El triunfo de Bernardo Arévalo en Guatemala (y el rápido reconocimiento de su victoria por el presidente Alejandro Giammatei, pese a que su Fiscalía amenaza aún con invalidar su candidatura) es la mejor noticia para la democracia en América Latina porque muestra un alto grado de madurez política de los votantes, que no se dejaron llevar por los cantos de sirena de los populistas de última generación, ni por los políticos tradicionales corruptos.
Frente al griterío atronador del ultraderechista libertario Javier Milei, quien pretende convertirse en presidente de Argentina con la promesa de destruir a la casta corrupta “con una motosierra”, Arévalo se caracterizó en campaña por responder con serenidad, pero con firmeza, contra las maniobras sucias de la Fiscalía de Guatemala para mandar a la clandestinidad a su partido Semilla, en cuanto el gobierno del autoritario Alejandro Giammattei entendió que el líder del movimiento anticorrupciópn era el favorito a ganar las elecciones.
Afortunadamente, el Tribunal Superior Electoral estuvo a la altura de las circunstancias e impidió un golpe judicial en contra de la voluntad popular, que ya en primera vuelta dejó claro que no quería que entrara en la pelea por la Presidencia Zury Ríos, la hija del exdictador y genocida Efraín Ríos Montt, cuya campaña era una burda copia de la mano dura del presidente salvadoreño Nayib Bukele, quien está logrando acorralar a las pandillas y al crimen organizado, pero a costa de sustituir el estado de derecho por un estado policial.
No. Los guatemaltecos no han caído en la tentación de elegir un político “de los de siempre” o uno surgido de la nueva generación de dirigentes cuyo lema es menos democracia y más autoritarismo.
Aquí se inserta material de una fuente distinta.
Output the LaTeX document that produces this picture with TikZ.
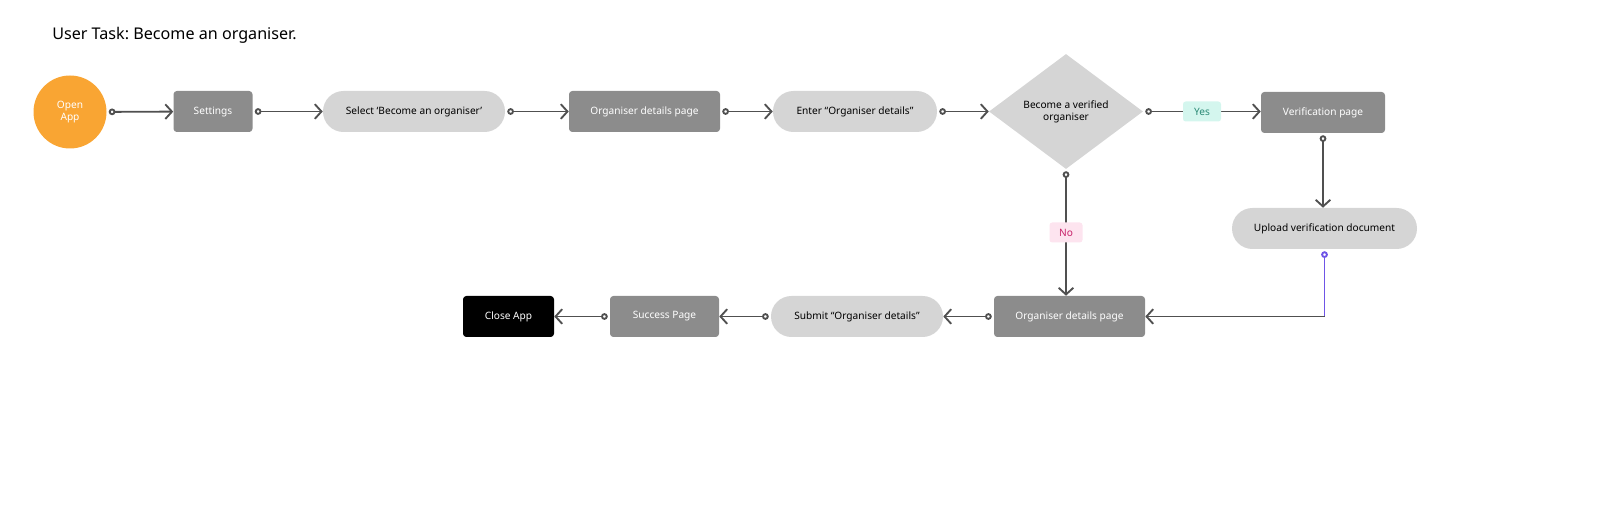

Los guatemaltecos, muy especialmente los jóvenes y las clases urbanas, han apostado por un candidato antisistema, sí, pero no para destruir el sistema demócratico (como hizo el infame Daniel Ortega en Nicaragua, país que vive ahora sometido al terror de sus sicarios), sino para limpiar la democracia de los que llevan años pervirtiéndola y saqueando sus arcas, mientras el pueblo sigue hundido en la miseria y la violencia, y muchos planean huir a Estados Unidos, sin medir las consecuencias de pasar de huir de los criminales a ser considerados criminales, tan solo por intentar vivir decentemente.
Guatemala lleva casi cuatro décadas de democracia fallida, que comenzó, precisamente, cuando el padre del presidente electo, Juan José Arévalo, el primer presidente popularmente electo en Guatemala tras la Revolución de 1944, y su sucesor, Jacobo Arbenz tuvieron que huir del país tras el golpe militar de 1954 patrocinado por la CIA y la United Fruit Company.
Ahora, casi 40 años después, Bernardo Arévalo (nacido en el exilio en Uruguay) puede cumplir el sueño de su padre de construir un país decente, empezando por sacar de la cárcel a José Rubén Zamora, director del único diario que se atrevió a acusar a Giammattei de corrupción y autoritarismo.
El currículum de Bernardo Arévalo —sociólogo experto en resolución de conflictos— y el inmediato apoyo internacional tras su rotunda victoria —Biden y López Obrador se apresuraron a felicitarlo y a colaborar estrechamente— sin duda servirán para arropar al nuevo mandatario guatemalteco; sin embargo, quedan cinco largos meses para que tome posesión del cargo en enero, y la amenaza de golpe —militar, judicial o del crimen organizado— nunca estará del todo despejada mientras sigan en el poder los que pasarían a ser investigados por sus actos, empezando por el actual mandatario y su siniestra fiscal Cinthia Monterroso.
Por todo esto, es muy importante que la comunidad internacional esté muy vigilante a todo lo que ocurra a partir de ahora en el país centroamericano, especialmente México, con el que comparte la frontera sur y el trasiego de migrantes en su camino a Estados Unidos.
En cualquier caso, nada de lo que ocurra a partir de ahora quita mérito a la decisión del pueblo guatemalteco de votar con madurez y con sentido común, en nombre de la Democracia (en mayúsculas).